We honor Dr King today and rightly so, but one can never forget those who paved the way so that we could all have the blessing of seeing Dr King’s dream come one step closer to fruition the dream that:
“one day this nation will rise up and live out the true meaning of its creed: ‘We hold these truths to be self-evident, that all men are created equal, that “children will one day live in a nation where they will not be judged by the color of their skin, but by the content of their character,” and that “one day on the red hills of Georgia the sons of former slaves and the sons of former slave owners will be able to sit down together at a table of brotherhood.”
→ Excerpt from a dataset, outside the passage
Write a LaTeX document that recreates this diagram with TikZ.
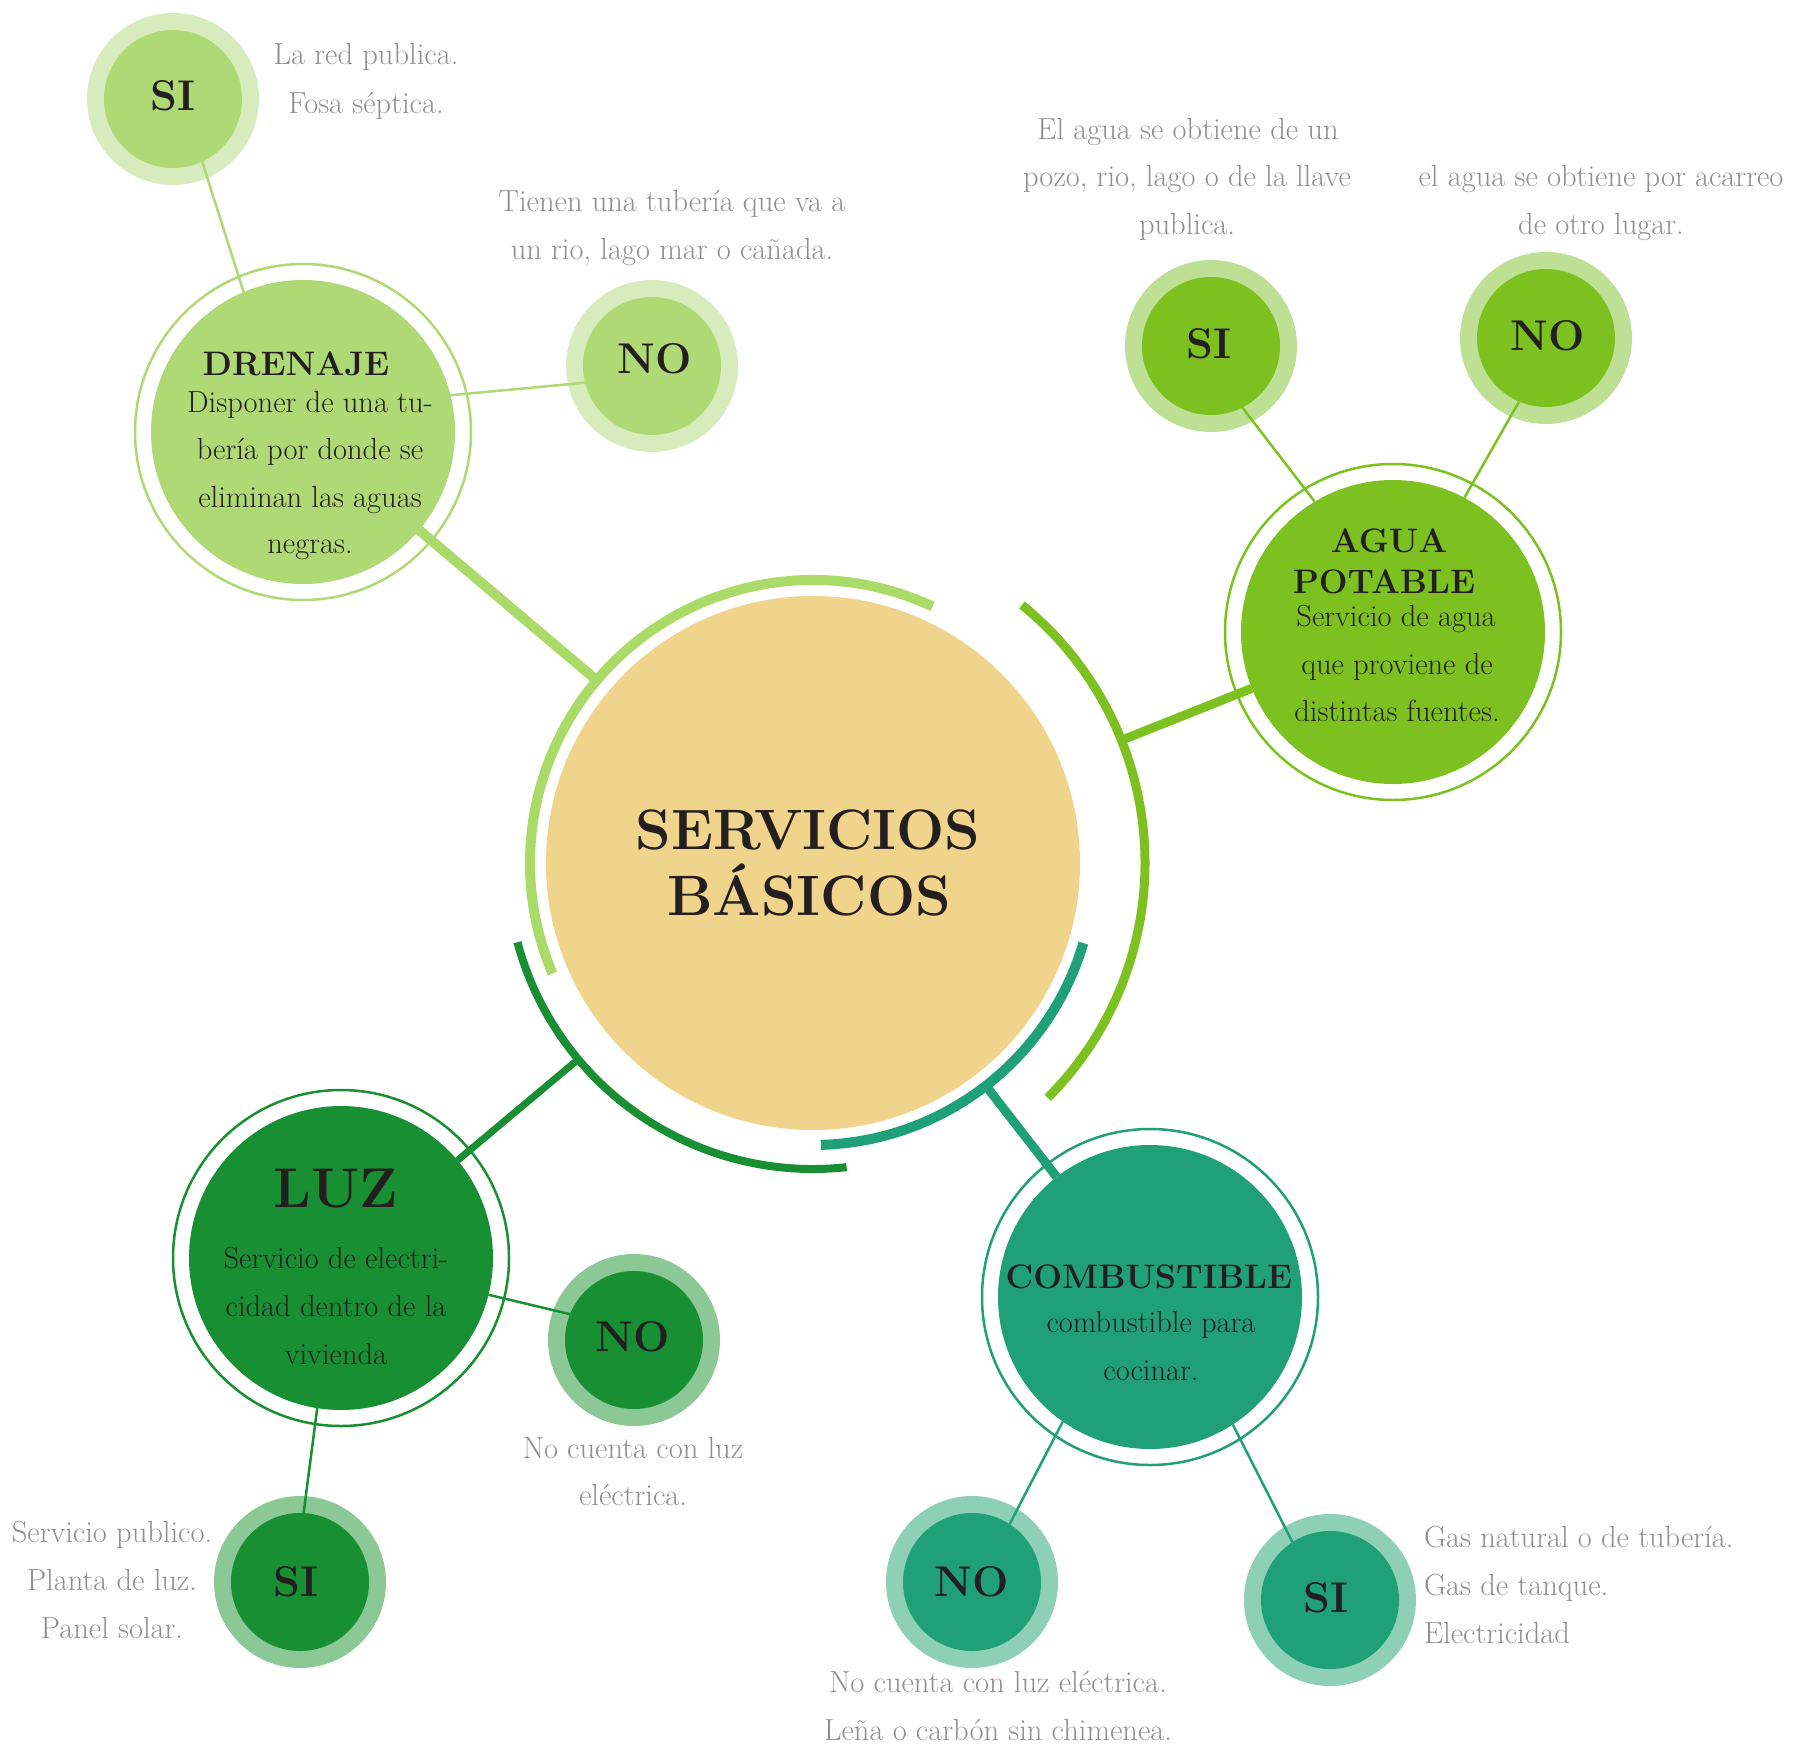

Dr King would die by an assassin’s bullet in Memphis on the night of April 4th 1968 the day after finishing his final speech with these immortal remarks:
“And then I got to Memphis. And some began to say the threats, or talk about the threats that were out. What would happen to me from some of our sick white brothers? Well, I don’t know what will happen now. We’ve got some difficult days ahead. But it doesn’t matter with me now. Because I’ve been to the mountaintop. And I don’t mind. Like anybody, I would like to live a long life. Longevity has its place. But I’m not concerned about that now. I just want to do God’s will. And He’s allowed me to go up to the mountain. And I’ve looked over. And I’ve seen the Promised Land. I may not get there with you. But I want you to know tonight, that we, as a people, will get to the Promised Land. And I’m happy, tonight. I’m not worried about anything. I’m not fearing any man. Mine eyes have seen the glory of the coming of the Lord.”
Let us never forget Dr King nor those like Jackie Robinson who helped pave the way for Dr King.